Concernant la campagne de l’OPPBTP sur l’hygiène menée de l’automne 2023, 72 % des entreprises interrogées estiment qu’elle a permis de prendre conscience de l’importance du sujet et d’identifier une importante marge de progression en la matière. En toute honnêteté, l’OPPBTP pointe cependant une limite : « seulement 34 % des entreprises interrogées qui ont reconnu un élément de la campagne disent avoir mis une action en place ». Et quand des mesures de prévention sont prises, portent-elles leur fruit ? L’OPPBTP ne le sait pas.
« Quand on fait de la prévention, il est légitime de se poser la question de notre utilité et de savoir si nous sommes efficaces. Nos études permettent d’y répondre », se félicite Julien Asselin, en charge des campagnes à l’OPPBTP. Avant de nuancer : « Quand par exemple mon rôle est de faire prendre conscience du risque de chute de hauteur, bien sûr que j’aimerais bien savoir combien de vies j’ai sauvées. Mais je n’aurai jamais la réponse ». Et de poursuivre : « En revanche, si je m’intéresse à l’objectif fixé, qui est ici la prise de conscience, alors, je peux le savoir ». Il précise : « Il est important de rester sur des objectifs réalistes. Pour nous, en premier lieu c’est la prise en conscience et seulement derrière donner l’envie d’agir ».
Selon Pierre Arwidson, qui n’est certes pas expert des questions de santé au travail mais qui en connaît un rayon en matière de campagnes de santé publique, l’objectivation de l’effet réel de ses campagnes sur les accidents du travail est tout à fait possible. Il indique : « La meilleure évaluation serait de compter les accidents évités, en regardant si les chiffres ont changé dans les entreprises qui disent avoir mis des mesures après la campagne ». Comment tracer et isoler cette influence alors les employeurs peuvent en même temps être sensibilisés par des fédérations professionnelles, le CSE ou encore le service de santé au travail ? « Ce n’est pas si compliqué : vous interrogez un échantillon d’entreprises et vous essayez de capter les différentes influences auxquelles elles ont été soumises. Il faut juste poser des questions précises pour obtenir des réponses précises », explique simplement Pierre Arwidson.
« Ces études ont un coût mais sont sources d’apprentissage », commente Julien Asselin. Les post-tests servent in fine à améliorer l’efficacité des campagnes suivantes. Aussi, ce qu’on appelle le marketing social fournit des enseignements sur les méthodes opérantes pour faire changer les comportements. Les pionniers en la matière ont été les Australiens. La littérature est désormais fournie. Les travaux ont surtout porté sur les campagnes de lutte contre les addictions. De manière générale, « les sciences comportementales montrent que les gens ne sont pas si rationnels que ça. Donc il faut oublier l’idée d’un citoyen éclairé et plutôt insister sur l’émotion », résume Pierre Arwidson.
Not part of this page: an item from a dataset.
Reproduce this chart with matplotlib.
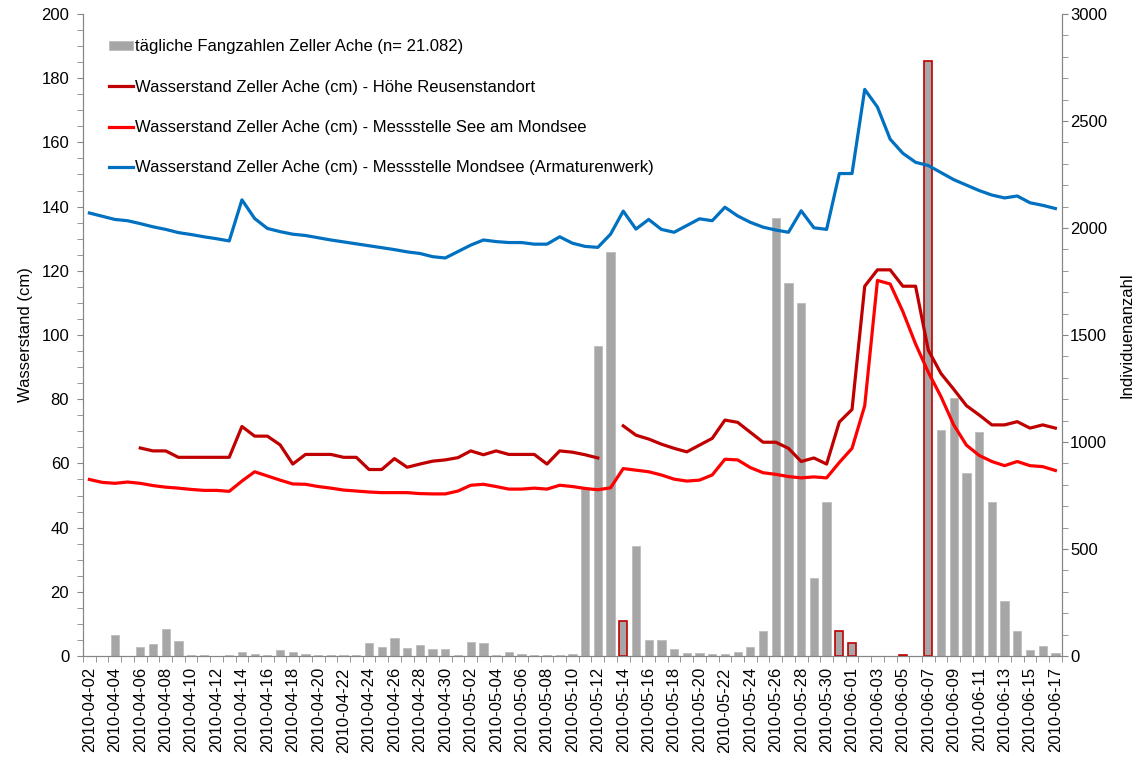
import numpy as np
import pandas as pd
import matplotlib
matplotlib.use('Agg')
import matplotlib.pyplot as plt
from matplotlib.ticker import MultipleLocator

plt.rcParams['font.family'] = ['Liberation Sans', 'DejaVu Sans']

# daily categories 2010-04-02 .. 2010-06-17
dates = pd.date_range('2010-04-02', '2010-06-17', freq='D')
date_labels = list(dates.strftime('%Y-%m-%d'))

# daily catch (Individuen)
fang = [0, 0, 100, 0, 42, 58, 128, 69, 7, 7,
        0, 7, 17, 11, 7, 27, 17, 11, 7, 7,
        7, 7, 63, 42, 83, 37, 51, 33, 33, 7,
        67, 63, 7, 17, 11, 7, 7, 7, 11, 780,
        1450, 1890, 165, 514, 75, 75, 34, 13, 13, 10,
        10, 19, 41, 118, 2045, 1741, 1648, 363, 721, 118,
        62, 0, 0, 0, 4, 0, 2780, 1057, 1206, 854,
        1045, 718, 259, 119, 27, 47, 13]

# bars with red outline
marked_days = ['2010-05-14', '2010-05-31', '2010-06-01', '2010-06-05', '2010-06-07']

# water levels (cm)
nan = np.nan
reuse = [nan, nan, nan, nan, 64.8, 63.9, 63.9, 61.9, 61.9, 61.9,
         61.9, 61.9, 71.5, 68.5, 68.5, 65.8, 59.8, 62.8, 62.8, 62.8,
         61.9, 61.9, 58.1, 58.1, 61.5, 58.8, 59.8, 60.7, 61.1, 61.8,
         63.9, 62.7, 63.9, 62.8, 62.8, 62.8, 59.8, 63.9, 63.5, 62.7,
         61.7, nan, 71.7, 68.8, 67.6, 66.0, 64.7, 63.6, 65.7, 67.8,
         73.5, 72.8, 69.7, 66.6, 66.6, 64.7, 60.6, 61.7, 59.8, 72.9,
         76.8, 115.2, 120.3, 120.3, 115.2, 115.2, 95.3, 88.0, 83.1, 78.0,
         75.1, 72.0, 72.0, 73.0, 71.0, 72.0, 71.0]

see = [55.0, 54.1, 53.8, 54.2, 53.8, 53.1, 52.6, 52.3, 51.9, 51.6,
       51.6, 51.3, 54.5, 57.4, 56.1, 54.8, 53.6, 53.5, 52.8, 52.3,
       51.7, 51.4, 51.1, 50.9, 50.9, 50.9, 50.6, 50.5, 50.5, 51.4,
       53.2, 53.5, 52.8, 52.0, 52.0, 52.3, 52.0, 53.2, 52.8, 52.2,
       51.8, 52.4, 58.4, 57.9, 57.4, 56.4, 55.1, 54.5, 54.8, 56.4,
       61.3, 61.1, 58.7, 57.1, 56.6, 55.9, 55.5, 55.8, 55.5, 60.3,
       64.7, 78.0, 117.0, 115.9, 107.3, 97.2, 88.4, 80.8, 72.0, 65.7,
       62.5, 60.6, 59.3, 60.6, 59.3, 59.0, 57.8]

mondsee = [138.0, 137.0, 136.0, 135.6, 134.7, 133.7, 132.9, 131.9, 131.3, 130.6,
           130.0, 129.3, 142.1, 136.3, 133.2, 132.2, 131.4, 131.0, 130.3, 129.6,
           129.0, 128.4, 127.8, 127.2, 126.6, 125.9, 125.4, 124.4, 124.0, 126.0,
           128.0, 129.6, 129.1, 128.8, 128.8, 128.3, 128.3, 130.6, 128.6, 127.6,
           127.3, 131.4, 138.6, 133.0, 136.0, 132.9, 132.0, 134.1, 136.2, 135.6,
           139.8, 137.1, 135.1, 133.6, 132.7, 132.0, 138.7, 133.4, 132.9, 150.3,
           150.3, 176.5, 171.0, 161.0, 156.6, 153.8, 152.8, 150.6, 148.4, 146.7,
           145.0, 143.6, 142.7, 143.3, 141.2, 140.4, 139.4]

x = np.arange(len(dates))
axis_grey = '#868686'
fs = 12

fig = plt.figure(figsize=(11.44, 7.6), dpi=100)
ax = fig.add_axes([0.0726, 0.1368, 0.8555, 0.8448])
ax2 = ax.twinx()
# lines above the bars
ax.set_zorder(ax2.get_zorder() + 1)
ax.patch.set_visible(False)

edges = ['#C00000' if d in marked_days else '#BDBDBD' for d in date_labels]
widths = [1.2 if d in marked_days else 0.6 for d in date_labels]
bars = ax2.bar(x, fang, width=0.65, color='#A6A6A6', edgecolor=edges, linewidth=widths,
               label='tägliche Fangzahlen Zeller Ache (n= 21.082)')

l1, = ax.plot(x, reuse, color='#C00000', lw=2.3,
              label='Wasserstand Zeller Ache (cm) - Höhe Reusenstandort')
l2, = ax.plot(x, see, color='#FF0000', lw=2.3,
              label='Wasserstand Zeller Ache (cm) - Messstelle See am Mondsee')
l3, = ax.plot(x, mondsee, color='#0070C0', lw=2.3,
              label='Wasserstand Zeller Ache (cm) - Messstelle Mondsee (Armaturenwerk)')

ax.set_xlim(-0.5, len(x) - 0.5)
ax.set_ylim(0, 200)
ax2.set_ylim(0, 3000)

ax.yaxis.set_major_locator(MultipleLocator(20))
ax.yaxis.set_minor_locator(MultipleLocator(5))
ax2.yaxis.set_major_locator(MultipleLocator(500))
ax2.yaxis.set_minor_locator(MultipleLocator(100))

# date labels every second day, tick marks between categories
ax.set_xticks(x[::2])
ax.set_xticklabels(date_labels[::2], rotation=90, fontsize=fs)
ax.set_xticks(np.arange(-0.5, len(x), 1), minor=True)
ax.tick_params(axis='x', which='major', length=0, pad=8)
ax.tick_params(axis='x', which='minor', length=4, color=axis_grey)

ax.tick_params(axis='y', which='both', length=4, color=axis_grey, labelsize=fs, pad=6)
ax2.tick_params(axis='y', which='both', length=4, color=axis_grey, labelsize=fs, pad=2)

for a in (ax, ax2):
    a.spines['top'].set_visible(False)
    for s in ('left', 'right', 'bottom'):
        a.spines[s].set_color(axis_grey)

ax.set_ylabel('Wasserstand (cm)', fontsize=fs, labelpad=6)
ax2.set_ylabel('Individuenanzahl', fontsize=fs, labelpad=9)

ax.legend([bars, l1, l2, l3], [bars.get_label(), l1.get_label(), l2.get_label(), l3.get_label()],
          loc='upper left', bbox_to_anchor=(0.011, 0.984), frameon=False, fontsize=fs,
          labelspacing=1.52, handlelength=1.45, handleheight=0.45, handletextpad=0.12)

plt.savefig('out.png', dpi=100)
Au-delà des connaissances issues du marketing social, pour mener une bonne campagne, il faut d’abord comprendre et connaître le public à qui elle s’adresse. En plus des études documentaires, des pré-tests sont parfois effectués : on soumet différentes versions de la campagne à plusieurs panels pour obtenir des résultats en laboratoire en quelque sorte, avant de la lancer grandeur nature. Pierre Arwidson de conclure : « C’est exactement ce que font les vendeurs de yaourt ».